From 1895 to 1945, under the Treaty of Shimonoseki, Taiwan was a colony of Japan, acquired from the Qing Empire. When Japan gave up its colonies at the end of World War II, the Kuomintang (KMT), also known as the Chinese Nationalist Party, which then ruled China, took control.
One of Chiang Kai-shek’s most successful projects after the KMT occupied Taiwan was revamping the educational system. Not only did the KMT enforce Mandarin language use, but it also replaced Taiwan’s history with China’s. This erasure continued throughout Chiang’s authoritarian regime and over 38 years of martial law.
The end of World War II also saw the resumption of the conflict between the Chinese Communist Party and the KMT. Losing the Chinese Civil War, the KMT fled to Taiwan in 1949, establishing the island as its base for the Republic of China with a plan to return and rule China again. There was no “split” but rather a retreat by KMT members and their families, around 2 million people, to Taiwan, where nearly 6 million people already lived. Having recently emerged from 50 years of Japanese colonialism, the Taiwanese encountered considerable friction with the newly arrived Chinese, who had spent eight years fighting the Japanese.
This is why words matter when it comes to Taiwan. Much of the coverage describes Taiwan’s history as if it began in 1949. Using words like “split” and “reunification” effaces the history that existed before that. I can’t help but think about what stories get lost.
For example, the story of Mona Rudao, chief of the Seediq tribe, one of 16 indigenous groups of Austronesian heritage that have inhabited Taiwan for thousands of years. In 1930, Rudao led an armed resistance against the Japanese colonizers. The Japanese countered with double the forces and mustard gas bombs in such an appalling display of violence that their policies regarding the indigenous population would subsequently be revised. Rudao killed himself to avoid being caught, and his remains were put on display as warning to other would-be rebels. His image now graces the 20 Taiwanese-dollar coin.
We lose the story of the painful Japanization movement, during which Taiwan’s people were forced to speak Japanese and take Japanese names. Young men conscripted into the Japanese army paid a “blood tax” by proving their loyalty to Japan with their lives. Young women were forced to serve soldiers as sex slaves.
Also gone is the story of the people who wished for American-style democracy after the Japanese colonists left in 1945, only to have their hopes crushed by the Kuomintang forces.
A narrow view of history makes it easier to forget Feb. 28, 1947, when protests began in response to the beating by Tobacco Monopoly Bureau agents of a young widow selling black-market cigarettes — the kind of tragic encounter that surely resonates in contemporary America. The KMT responded with a month-long massacre in which as many as 30,000 Taiwanese were murdered or disappeared to suppress resistance to its authority.

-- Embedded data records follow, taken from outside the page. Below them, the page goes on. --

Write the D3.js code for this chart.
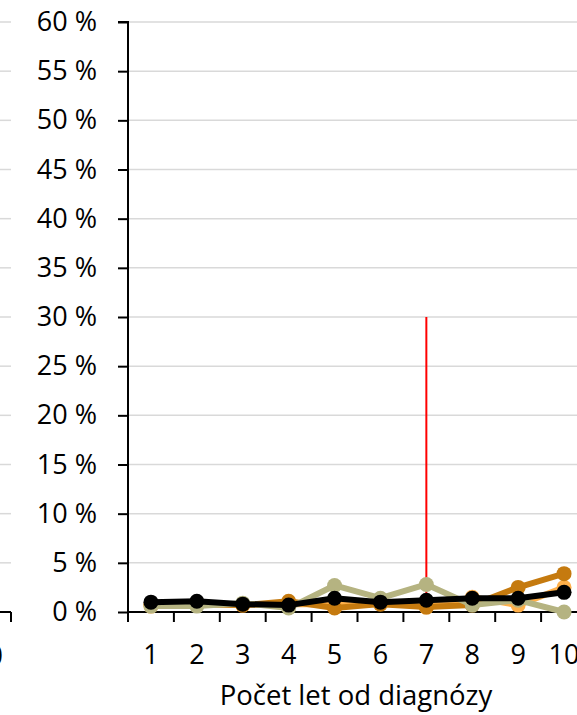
<!DOCTYPE html>
<html><head><meta charset="utf-8">
<script src="https://cdn.jsdelivr.net/npm/d3@7"></script>
<style>html,body{margin:0;padding:0;background:#fff;overflow:hidden}</style>
</head><body>
<svg id="c" width="577" height="715"></svg>
<script>
const categories = [1,2,3,4,5,6,7,8,9,10];
const yTicks = [0,5,10,15,20,25,30,35,40,45,50,55,60];
const seriesLightOrange = [0.6,0.8,0.7,0.8,0.8,1.0,0.5,1.5,0.7,2.5];
const seriesDarkOrange  = [0.8,0.8,0.7,1.1,0.4,0.8,0.5,0.7,2.5,3.9];
const seriesKhaki       = [0.6,0.6,0.9,0.4,2.7,1.4,2.8,0.7,1.2,0.0];
const seriesBlack       = [1.0,1.1,0.8,0.7,1.4,1.0,1.2,1.4,1.4,2.0];
const markerCategory = 7, markerTop = 30;
const xTitle = "Počet let od diagnózy";

const svg = d3.select("#c");
const font = "'Open Sans', sans-serif";
const y = d3.scaleLinear().domain([0,60]).range([612,22]);
const x = d3.scaleBand().domain(categories).range([128,587]);
const cx = c => x(c) + x.bandwidth()/2;

// left panel remnants
const gl = svg.append("g");
yTicks.slice(1).forEach(t => gl.append("line").attr("x1",0).attr("x2",11)
  .attr("y1",y(t)).attr("y2",y(t)).attr("stroke","#d9d9d9").attr("stroke-width",1.5));
gl.append("line").attr("x1",0).attr("x2",11).attr("y1",y(0)).attr("y2",y(0)).attr("stroke","#000").attr("stroke-width",2);
gl.append("line").attr("x1",11).attr("x2",11).attr("y1",y(0)).attr("y2",y(0)+10).attr("stroke","#000").attr("stroke-width",2);
gl.append("text").attr("x",3).attr("y",665).attr("text-anchor","end")
  .attr("font-family",font).attr("font-size",27).text("10");

// gridlines
svg.append("g").selectAll("line").data(yTicks.slice(1)).join("line")
  .attr("x1",128).attr("x2",577).attr("y1",d=>y(d)).attr("y2",d=>y(d))
  .attr("stroke","#d9d9d9").attr("stroke-width",1.5);

// y axis
const ya = svg.append("g").attr("transform","translate(128,0)")
  .call(d3.axisLeft(y).tickValues(yTicks).tickSize(10).tickPadding(21).tickFormat(d=>d+" %"));
ya.select(".domain").attr("stroke","#000").attr("stroke-width",2).attr("d","M0,"+y(0)+"V"+y(60)+"H-10");
ya.selectAll(".tick line").attr("stroke","#000").attr("stroke-width",2);
ya.selectAll("text").attr("font-family",font).attr("font-size",27).attr("fill","#000");

// x axis
const xa = svg.append("g").attr("transform","translate(0,"+y(0)+")")
  .call(d3.axisBottom(x).tickSize(0).tickPadding(33));
xa.select(".domain").attr("stroke","#000").attr("stroke-width",2).attr("d","M128,0H577");
xa.selectAll("text").attr("font-family",font).attr("font-size",27).attr("fill","#000");
const bounds = categories.map((c,i)=>x(c)).concat([x(categories[9])+x.bandwidth()]);
xa.selectAll(".bt").data(bounds).join("line").attr("x1",d=>d).attr("x2",d=>d)
  .attr("y1",0).attr("y2",10).attr("stroke","#000").attr("stroke-width",2);

svg.append("text").attr("x",356).attr("y",705).attr("text-anchor","middle")
  .attr("font-family",font).attr("font-size",27.5).attr("fill","#000").text(xTitle);

// red marker line
svg.append("line").attr("x1",cx(markerCategory)).attr("x2",cx(markerCategory))
  .attr("y1",y(markerTop)).attr("y2",y(0)).attr("stroke","#ff0000").attr("stroke-width",2);

const series = [
  {v:seriesLightOrange, c:"#ffb04a"},
  {v:seriesDarkOrange, c:"#c57a0f"},
  {v:seriesKhaki, c:"#b5b381"},
  {v:seriesBlack, c:"#000000"}
];
const line = d3.line().x((d,i)=>cx(categories[i])).y(d=>y(d));
series.forEach(s=>{
  const g = svg.append("g");
  g.append("path").attr("d",line(s.v)).attr("fill","none").attr("stroke",s.c).attr("stroke-width",6).attr("stroke-linejoin","round");
  g.selectAll("circle").data(s.v).join("circle").attr("cx",(d,i)=>cx(categories[i])).attr("cy",d=>y(d)).attr("r",7.5).attr("fill",s.c);
});
</script>
</body></html>
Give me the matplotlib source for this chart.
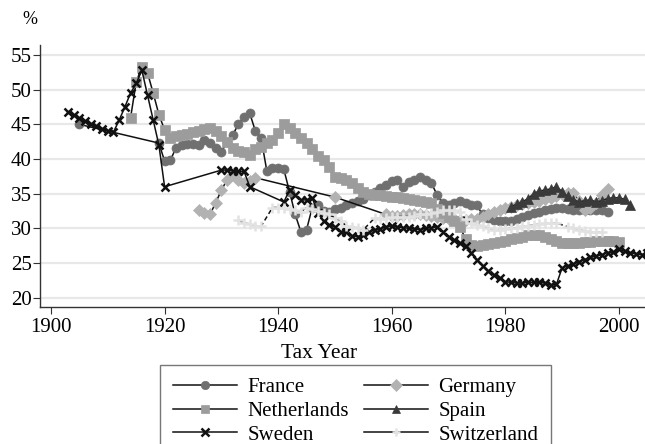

And it erases the tens of thousands imprisoned and executed during the decades of terror that followed the massacre. For nearly 40 years, the people of Taiwan had barbed wire wrapped around their tongues as they were forbidden to speak of the horrors committed by Chiang and his men. The sorrow of that era still lingers: Martial law ended only in 1987. Claiming that Taiwan’s history begins in 1949 is a second silencing.
Finally, we can’t forget that despite this painful history, Taiwan transformed itself into a democracy, with freedom of the press, universal health care and a democratically elected female president. These are achievements of resilience we should recognize and applaud.
We can’t change policy in a day, or reinstate recognition of Taiwan with a snap of our fingers (or a phone call), but we can at least do the honest work of understanding the nuances of the history of Taiwan and its people.